WIBR
- Baton Rouge, Louisiana; United States;
- Broadcast area: Baton Rouge metropolitan area
- Frequency: 1300 kHz

Programming
- Format: Defunct (formerly Sports talk)

Ownership
- Owner: Cumulus Media; (Radio License Holding CBC, LLC);
- Sister stations: KQXL, WRQQ, WEMX, WXOK

History
- First air date: 1948; 78 years ago
- Call sign meaning: W I Baton Rouge

Technical information
- Facility ID: 61275
- Class: B
- Power: 5,000 watts (day) 1,000 watts (night)

= WIBR =

Radio station in Baton Rouge, Louisiana (1948–2020)

WIBR (1300 AM) was an ESPN Radio affiliated sports talk radio station licensed to Baton Rouge, Louisiana. The station broadcast with power of 5,000 watts day, 1,000 watts night and was owned by Citadel Broadcasting Corporation. Its studios were located downtown and the transmitter tower was in Port Allen, Louisiana.

==History==
WIBR signed on the air in 1948 as a locally owned Middle of the Road (MOR)/Full service outlet. During the late 1960s and early 1970s, the station was known by its jingles as "WIBR, The Voice of Baton Rouge - We're Playing Your Song". Another jingle stated "The Shack by the Track in Baton Rouge". WIBR will forever be the radio station that connected to the music of the time.

After changing hands and formats in the 1980s and 1990s (including a period broadcasting Sports), the station switched to a news/talk format in 2002.

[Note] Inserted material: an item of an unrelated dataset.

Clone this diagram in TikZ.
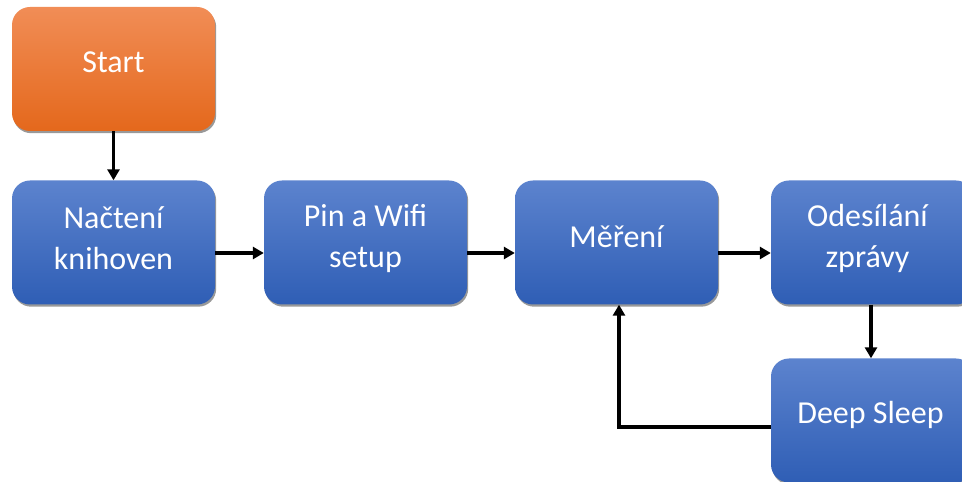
\documentclass[tikz,border=0pt]{standalone}
\usepackage{fontspec}
\setmainfont{Carlito}
\usetikzlibrary{arrows.meta,shadows}
\definecolor{bluetop}{RGB}{92,131,206}
\definecolor{bluebot}{RGB}{47,94,181}
\definecolor{orangetop}{RGB}{241,141,86}
\definecolor{orangebot}{RGB}{228,104,28}
\tikzset{
  flowbox/.style={rounded corners=18pt, minimum width=203pt, minimum height=124pt,
    inner sep=0pt, draw=none,
    drop shadow={shadow xshift=1.2pt, shadow yshift=-2.2pt, opacity=0.5, fill=black!80}},
  bluebox/.style={flowbox, top color=bluetop, bottom color=bluebot},
  orangebox/.style={flowbox, top color=orangetop, bottom color=orangebot},
  boxtext/.style={text=white, font=\fontsize{32}{41}\selectfont, align=center, inner sep=0pt},
  flowarrow/.style={line width=3.5pt, -{Triangle[length=11pt,width=12pt]}}
}
\begin{document}
\begin{tikzpicture}[x=1pt,y=1pt]
\useasboundingbox (0,0) rectangle (962,482);
\clip (0,0) rectangle (962,482);
\node[orangebox] (start) at (113.5,413) {};
\node[bluebox] (b1) at (113.5,239.5) {};
\node[bluebox] (b2) at (365.5,239.5) {};
\node[bluebox] (b3) at (616.5,239.5) {};
\node[bluebox] (b4) at (872.5,239.5) {};
\node[bluebox] (ds) at (872.5,61.5) {};

\node[boxtext] (tstart) at ([yshift=7pt]start.center) {Start};
\node[boxtext] (t1) at ([yshift=4pt]b1.center) {Načtení\\knihoven};
\node[boxtext] (t2) at ([yshift=4pt]b2.center) {Pin a Wifi\\setup};
\node[boxtext] (t3) at ([yshift=6pt]b3.center) {Měření};
\node[boxtext] (t4) at ([xshift=-5pt,yshift=4pt]b4.center) {Odesílání\\zprávy};
\node[boxtext] (tds) at ([xshift=-2pt,yshift=6pt]ds.center) {Deep Sleep};

\draw[flowarrow] (start.south) -- (b1.north);
\draw[flowarrow] ([yshift=-10.5pt]b1.east) -- ([yshift=-10.5pt]b2.west);
\draw[flowarrow] ([yshift=-10.5pt]b2.east) -- ([yshift=-10.5pt]b3.west);
\draw[flowarrow] ([yshift=-10.5pt]b3.east) -- ([yshift=-10.5pt]b4.west);
\draw[flowarrow] ([xshift=-1.5pt]b4.south) -- ([xshift=-1.5pt]ds.north);
\draw[flowarrow] ([yshift=-6.5pt]ds.west) -| ([xshift=2.5pt]b3.south);
\end{tikzpicture}
\end{document}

The talk format ended on November 15, 2005 and was briefly replaced with urban music, until WIBR debuted an African-American oriented "urban talk" format. The station featured a lineup of syndicated talk shows mostly produced by Radio One, including a program hosted by Rev. Al Sharpton.

On February 19, 2007, the station switched to a sports talk format. In addition to the ESPN Radio programming, the station aired four local sports talk shows The Pressbox Show, with host Jimmy Ott, THE RANT presented by TigerDroppings.com, The Water Boys with Tony King is Funny and Eric Lacassin, and The Coach's Corner with Joe the Pro and Coach Bennett.

WIBR went off the air in August 2012. On January 31, 2020, WIBR's owner requested cancellation of its license, and the Federal Communications Commission cancelled the station's license on February 4, 2020.